I find lately that I am worrying more than usual lately. Not about myself, but about other people. It’s difficult to love people, think they may be making some mistakes in their lives, and realize that there is very little that you can do about it.
I tend to be fairly open with my opinions, but I struggle about when it is time to speak up and when it is time to mind my own business and keep my mouth shut. Often I don’t know what is going on for sure…..there is just that inkling that someone is headed for trouble, and I don’t have real evidence. They don’t bring it up, possibly because they think they will disappoint me or possibly because it is their dirty little secret that they would rather keep private (be they cherishing it or feeling ashamed.) But I feel like they are hanging over the edge and not crying out for help and it’s frustrating….I want to do something.
I also know that maybe it is nothing and I am over-reacting….or maybe they have it under control and I should have confidence in them. I don’t believe my intuition is always right….and sometimes I hope it is completely off base. I also know that all problems don’t concern me….and there are boundaries that I don’t need to cross.
There are other times when I know they are in trouble…..underwater and gasping for breath. They have taken a running leap off the edge, and are in the midst of a freefall. They have made mistakes that will forever impact their life. Yet there is a chance that they can leap from the bottom of the pit and fly. It will take hard work and great desire….and a realization that they are responsible for their own actions. It is possible. But until I know what their choice will be….I often worry.
I read a quote that said “Worry is momentary atheism crying out for correction by trust in a good, sovereign God.” (Randy Alcorn)

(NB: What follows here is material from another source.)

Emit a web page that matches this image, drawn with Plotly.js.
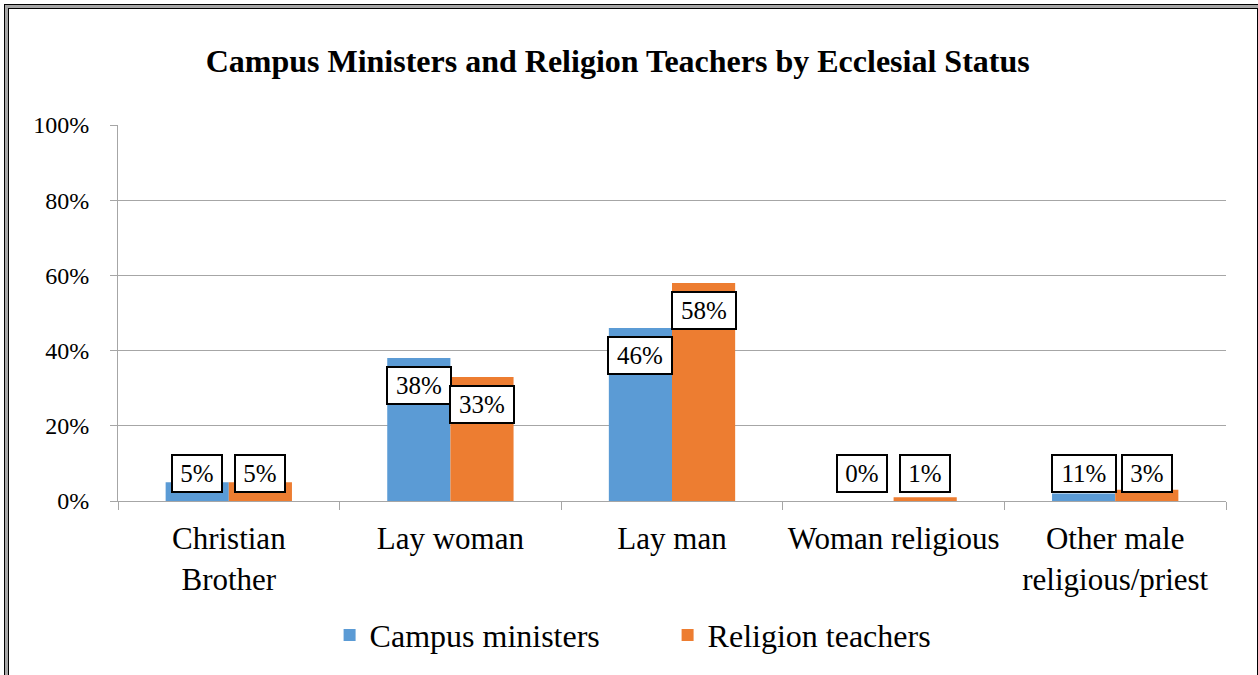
<!DOCTYPE html>
<html>
<head>
<meta charset="utf-8">
<script src="https://cdn.plot.ly/plotly-3.0.1.min.js"></script>
<style>
  html, body { margin: 0; padding: 0; background: #fff; }
  #wrap { position: relative; width: 1258px; height: 675px; overflow: hidden; }
  #chart { position: absolute; left: 0; top: 0; width: 1258px; height: 675px; }
  .f1 { position: absolute; left: 4px; top: 4px; width: 1252px; height: 700px; border-left: 1px solid #000; border-top: 1px solid #000; border-right: 1px solid #000; pointer-events: none; }
  .f2 { position: absolute; left: 5px; top: 5px; width: 1252px; height: 700px; border-left: 3px solid #a6a6a6; border-top: 3px solid #a6a6a6; pointer-events: none; }
  .f3 { position: absolute; left: 8px; top: 8px; width: 1248px; height: 700px; border-left: 1px solid #000; border-top: 1px solid #000; pointer-events: none; }
</style>
</head>
<body>
<div id="wrap">
  <div id="chart"></div>
  <div class="f1"></div>
  <div class="f2"></div>
  <div class="f3"></div>
</div>
<script>
const categories = ["Christian<br>Brother", "Lay woman", "Lay man", "Woman religious", "Other male<br>religious/priest"];
const campusMinisters = [5, 38, 46, 0, 2];
const religionTeachers = [5, 33, 58, 1, 3];
const campusLabels = ["5%", "38%", "46%", "0%", "11%"];
const teacherLabels = ["5%", "33%", "58%", "1%", "3%"];
const yTicks = [0, 20, 40, 60, 80, 100];
const yTickText = ["0%", "20%", "40%", "60%", "80%", "100%"];

const BLUE = "#5B9BD5", ORANGE = "#ED7D31", GRID = "#A6A6A6";
const FONT = "Liberation Serif";

const traces = [
  { type: "bar", name: "Campus ministers", x: categories, y: campusMinisters, marker: { color: BLUE }, hoverinfo: "skip" },
  { type: "bar", name: "Religion teachers", x: categories, y: religionTeachers, marker: { color: ORANGE }, hoverinfo: "skip" }
];

// label boxes
const plotH = 675 - 125 - 174;
const annotations = [];
function addLabels(values, labels, shift) {
  values.forEach((v, i) => {
    const tall = v / 100 * plotH >= 55;
    annotations.push({
      x: categories[i], y: tall ? v : 0, xref: "x", yref: "y",
      text: labels[i], showarrow: false,
      xanchor: "center", yanchor: tall ? "top" : "bottom",
      xshift: shift, yshift: tall ? -8 : 8,
      width: labels[i].length === 2 ? 48 : 62, height: 35,
      bgcolor: "#fff", bordercolor: "#000", borderwidth: 2, borderpad: 0,
      font: { family: FONT, size: 25, color: "#000" }
    });
  });
}
addLabels(campusMinisters, campusLabels, -31.6);
addLabels(religionTeachers, teacherLabels, 31.6);

const layout = {
  width: 1258, height: 675,
  margin: { l: 118, r: 32, t: 125, b: 174 },
  paper_bgcolor: "#fff", plot_bgcolor: "#fff",
  font: { family: FONT, color: "#000" },
  title: {
    text: "<b>Campus Ministers and Religion Teachers by Ecclesial Status</b>",
    font: { family: FONT, size: 32, color: "#000" },
    x: 0.491, xref: "container", xanchor: "center",
    y: 0.91, yref: "container", yanchor: "middle"
  },
  barmode: "group", bargap: 0.43, bargroupgap: 0,
  xaxis: {
    type: "category",
    showline: true, linecolor: GRID, linewidth: 1,
    ticks: "outside", tickson: "boundaries", ticklen: 8, tickcolor: GRID,
    showgrid: false,
    tickangle: 0, automargin: false,
    tickfont: { family: FONT, size: 31, color: "#000" },
    ticklabelstandoff: 10,
    fixedrange: true
  },
  yaxis: {
    range: [0, 100],
    tickvals: yTicks, ticktext: yTickText,
    showline: true, linecolor: GRID, linewidth: 1,
    ticks: "outside", ticklen: 7, tickcolor: GRID,
    showgrid: true, gridcolor: GRID, gridwidth: 1,
    zeroline: false,
    tickfont: { family: FONT, size: 24, color: "#000" },
    ticklabelstandoff: 16,
    fixedrange: true
  },
  showlegend: true,
  legend: {
    orientation: "h",
    x: 0.262, xref: "container", xanchor: "left",
    y: 0.059, yref: "container", yanchor: "middle",
    font: { family: FONT, size: 32, color: "#000" },
    itemwidth: 30,
    entrywidth: 293, entrywidthmode: "pixels"
  },
  annotations: annotations
};

Plotly.newPlot("chart", traces, layout, { staticPlot: true, displayModeBar: false });
</script>
</body>
</html>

It made me think….and remember what I already know, and yet I somehow keep forgetting. I have to trust God. Not just with my own life, but with the lives of those I love. While some things that happen to me are beyond my control, almost all things in the lives of others are. They get to to choose how to live. They get to decide whether to listen to the voice of God, or worship a god of their own (even the god of self, others, self-pity, anger, immaturity, or evil.) They get to decide how to wear their faith….naked as a jaybird, covered by a shroud, or as a Halloween costume. They can even step off the ledge and freefall into a life that I know will bring them despair or pain. For some reason God has given them that choice…and if I trust in a good, sovereign God, then who am I to question the wisdom of that?
Scripture tells us that “the heart is deceitful above all things and beyond all cure. Who can understand it?” (Jeremiah 17:9) I can’t just listen to my heart here…it can lie to me. I have to also use my brain. But most of all, I need to keep my eyes and ears attuned to the hands and voice of God. Anxiety is a choice and is time wasted. My job is to pray and and believe and watch God work. There are times when I need to get involved, but often I need to just watch and pray. God is at work and doesn’t want me in there messing up things…He’ll call me if He needs me.
Sometimes….I dare say, even often….people are going to come through. They are going to learn and grow and do good things, even if it takes some major bumps along the way. I think the voice of the Spirit is loud and constant….and I believe it is an ongoing dialogue in their ears. I believe that voice can drown out their (our) will. My prayer is going to be that He increases the volume…..for them and for me….and that I will be sensitive when God calls me to action, and when he merely wants me to shut up, trust Him, and stay out of the way.